Label: Pink Elephant
Year of Release: 1973
Many of the novelty singles released during the 70s were a damn sight more entertaining and imaginative than the "adult" pop which otherwise got taken seriously. I've probably made a case for "Popcorn" by Hot Butter being a genuinely groundbreaking piece of work already on this blog, yet at the time it wasn't really seen as anything other than a quirky experiment.
No such claims can be laid at the feet of Big Cherry, unfortunately, who were clearly a bunch of session musicians summoned into a studio to record a two-sided single about dogs. Yep, you read it right first time. I'm not sure whose marketing idea it was, but it would seem that someone at the label felt that there was a significant gap in the market for canine-themed pop music, something I haven't really witnessed before except in the mockumentary "Best In Show".

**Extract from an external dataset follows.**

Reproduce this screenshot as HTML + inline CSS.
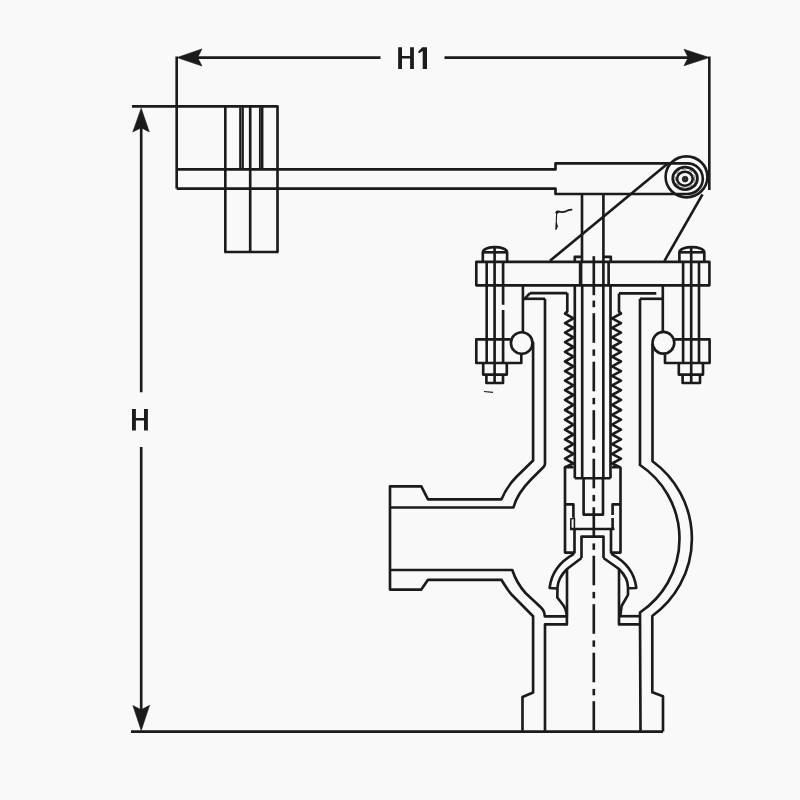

Both sides of this record are classier than "God Loves A Norwich Terrier", actually, but it's the B-side that really overloads itself with minimal eccentricity. "Give A Dog A Bone" is chirpy, inoffensive pop music about owning dogs, whereas "Come In Bonzo" is sung entirely from the gruff perspective of the dog. "Find yerself a lamp-post/ with high-class sanitation/ Master gets an 'efty fine/ For barker's aggravation" growls the singer, while analogue synths bleep and squeak in the background and the band knock out something between a conga rhythm and a krautrock beat. It's probably the result of an off-the-cuff studio jam, but despite its sheer silliness, it's shockingly addictive. It also sounds so much like a Denim out-take that it's almost hard to believe it isn't one - does Lawrence have this in his collection, I wonder?
I have no idea who performed on this record, but if you're a guilty man or woman, please do step forward. It's a fine piece of work.